Denen war garnicht klar, wieso sie sich mit Madame Clinton vergaloppiert hatten.

Für Beobachter auch im Rückblick verwirrend, aber das Fass zum Überlaufen brachte letztlich Obama. Ein schwarzer brillanter Rhetoriker war schlicht für das weiße Amerika nicht verkraftbar. Simple as that.

Na klar. Ein bisschen Gülle über die Weißen kommt immer gut. Ist aber wenig hilfreich.
Und simpel scheint mir das auch, im schlechtesten Sinne.
Mag sein, dass nach einem dunkelhäutigen Präsidenten eine Frau ein No-Go war.
Zumal die Clinton sich oft als ein Flintenweib gerierte.
Und sich ihrer Sache aufreizend sicher war. Als „Nigger Of The World“-Angehörige möglicherweise ungeschickt, vor allem, wenn man große Ziele hat.
Und dann vielleicht deswegen gegen einen Voll-Macho verliert...

Ein weiteres Problem des Artikels ist offenbar semantischer Natur: Pickert vermengt fließend Probleme der Democrats mit der US-Demokratie als solche. Als ob Gerrymandering (bzw. die hier unerwähnt gebliebene Manipulation von Wählerregistern oder die tendenzielle Verschiebung des Wahlprotokolls zugunsten der Republikaner) den Democrats anzulasten wären.

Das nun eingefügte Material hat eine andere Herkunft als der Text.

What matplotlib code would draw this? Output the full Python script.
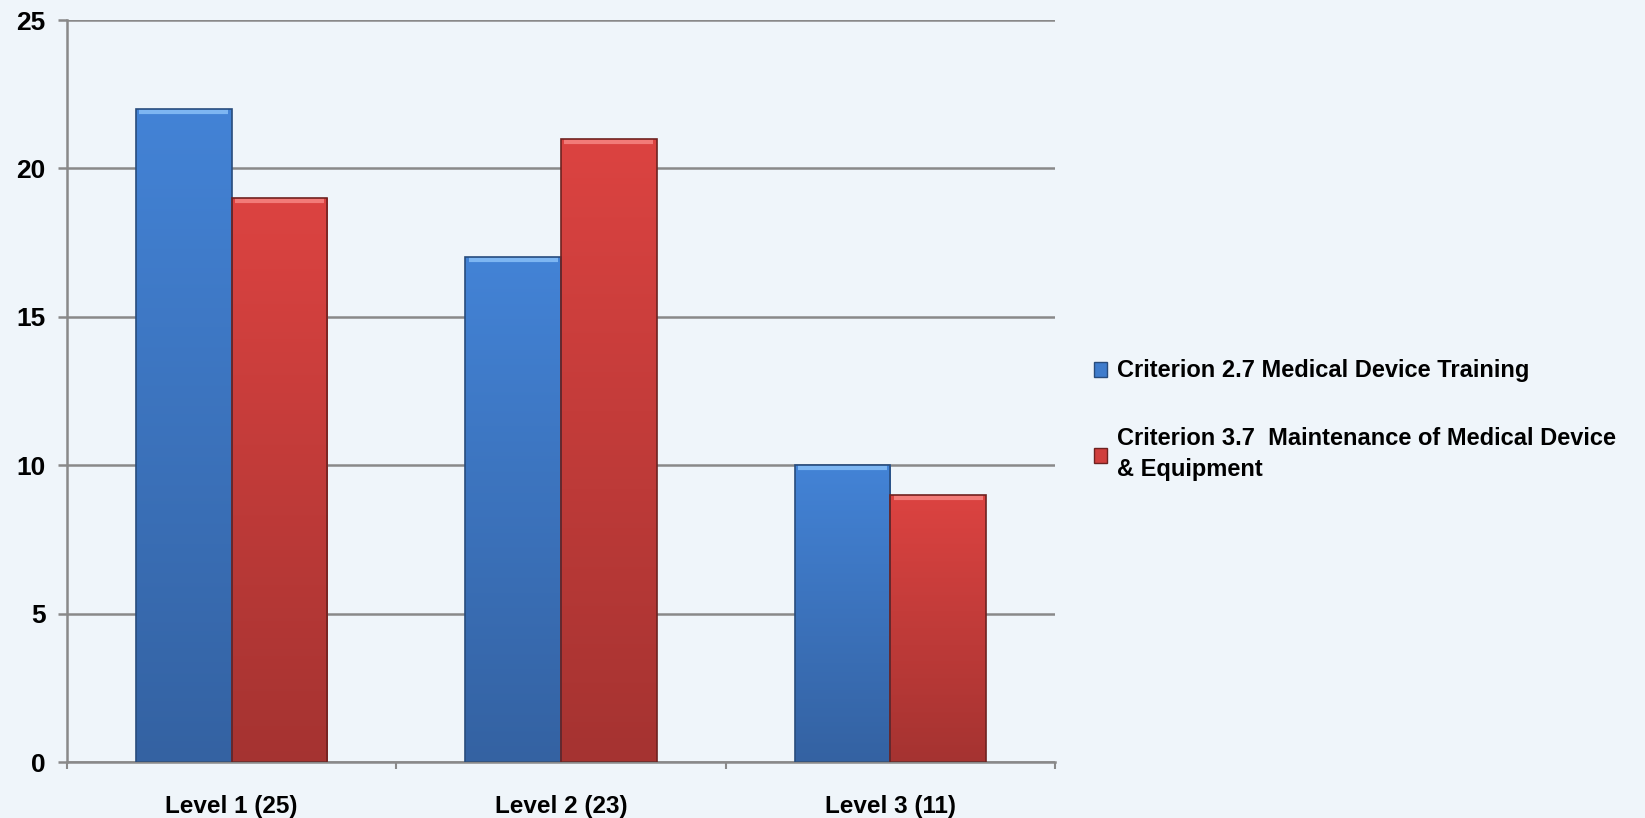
import numpy as np
import matplotlib
matplotlib.use('Agg')
import matplotlib.pyplot as plt
from matplotlib.colors import LinearSegmentedColormap
from matplotlib.patches import Patch

categories = ["Level 1 (25)", "Level 2 (23)", "Level 3 (11)"]
training = [22, 17, 10]
maintenance = [19, 21, 9]
series_names = ["Criterion 2.7 Medical Device Training",
                "Criterion 3.7  Maintenance of Medical Device\n& Equipment"]

plt.rcParams['font.family'] = ['Liberation Sans', 'DejaVu Sans']
plt.rcParams['font.weight'] = 'bold'

bg = '#eff5fa'
grid_c = '#898989'
fig = plt.figure(figsize=(16.45, 8.18), dpi=100, facecolor=bg)
ax = fig.add_axes([67 / 1645, 1 - 762 / 818, (1055 - 67) / 1645, (762 - 20) / 818])
ax.set_facecolor(bg)

x = np.arange(len(categories))
w = 0.29
blue = LinearSegmentedColormap.from_list('blue', ['#3462a2', '#4383d6'])
red = LinearSegmentedColormap.from_list('red', ['#a53331', '#dc4341'])
grad = np.linspace(0, 1, 256).reshape(-1, 1)

series = [(-w / 2, training, blue, '#284c7c', '#7db6f2'),
          (w / 2, maintenance, red, '#6e2220', '#f27b78')]
for offs, vals, cmap, edge, light in series:
    bars = ax.bar(x + offs, vals, w, color='none', edgecolor=edge, lw=1.2, zorder=3)
    for b in bars:
        x0, bw, bh = b.get_x(), b.get_width(), b.get_height()
        im = ax.imshow(grad, cmap=cmap, origin='lower', aspect='auto',
                       extent=[x0, x0 + bw, 0, bh], zorder=2)
        im.set_clip_path(b)
        # light bevel along the top edge
        ax.plot([x0 + 0.01, x0 + bw - 0.01], [bh - 0.1, bh - 0.1], color=light, lw=3, zorder=4,
                solid_capstyle='butt')

ax.set_xlim(-0.5, 2.5)
ax.set_ylim(0, 25)
ax.set_yticks(np.arange(0, 26, 5))
ax.yaxis.grid(True, color=grid_c, lw=1.8, zorder=0)
ax.set_axisbelow(True)

for s in ['top', 'right']:
    ax.spines[s].set_visible(False)
for s in ['left', 'bottom']:
    ax.spines[s].set_color(grid_c)
    ax.spines[s].set_linewidth(1.8)

ax.tick_params(axis='y', length=6.5, width=1.8, color=grid_c, pad=9, labelsize=19)
ax.set_xticks(x)
ax.set_xticklabels(categories)
ax.set_xticks([-0.5, 0.5, 1.5, 2.5], minor=True)
ax.tick_params(axis='x', which='major', length=0, pad=24, labelsize=17.5)
ax.tick_params(axis='x', which='minor', length=5, width=1.5, color=grid_c)

handles = [Patch(facecolor='#3f7ccc', edgecolor='#284c7c'),
           Patch(facecolor='#d03f3d', edgecolor='#6e2220')]
leg = fig.legend(handles, series_names, loc='upper left',
                 bbox_to_anchor=(1085 / 1645, 1 - 350 / 818), frameon=False,
                 fontsize=17, handlelength=0.55, handleheight=0.6, handletextpad=0.4,
                 labelspacing=1.9, borderaxespad=0)
for t in leg.get_texts():
    t.set_linespacing(1.45)

fig.savefig('out.png', dpi=100, facecolor=bg)
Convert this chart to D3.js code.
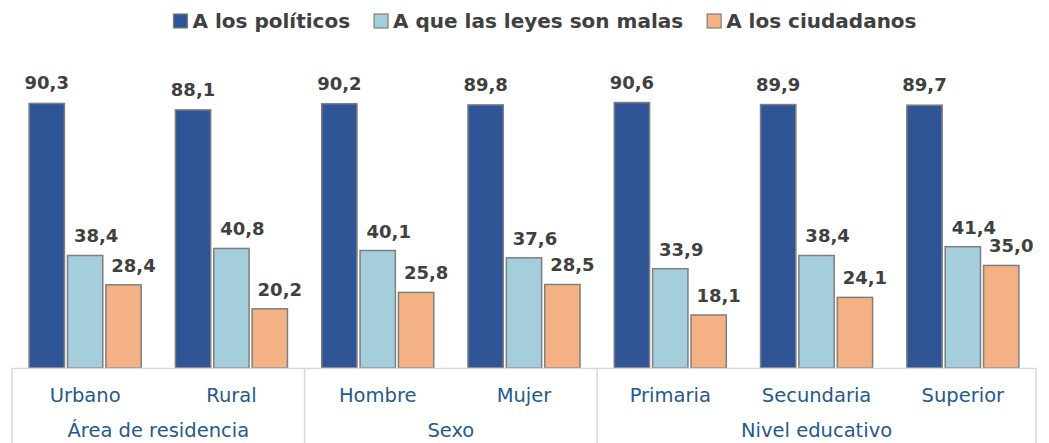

Die Reps und ihre Anhänger wollen kein „wokes“ Amerika.
Ich übrigens auch nicht.
Auch kein wokes Deutschland.
Die Entwicklung hierzulande wird hoffentlich rechtzeitig und politisch geschickt gekontert, sonst wartet eventuell auch auf uns eine unangenehme Überraschung.
Dass sich die Reps mit denen von Dir angeführten Methoden einen Vorteil verschaffen konnten, zeigt auch die Schlafmützigkeit der Dems.
Ist auch ein Grund, sich mit neuer Robustheit dem Russenliebchen Trump zu widmen.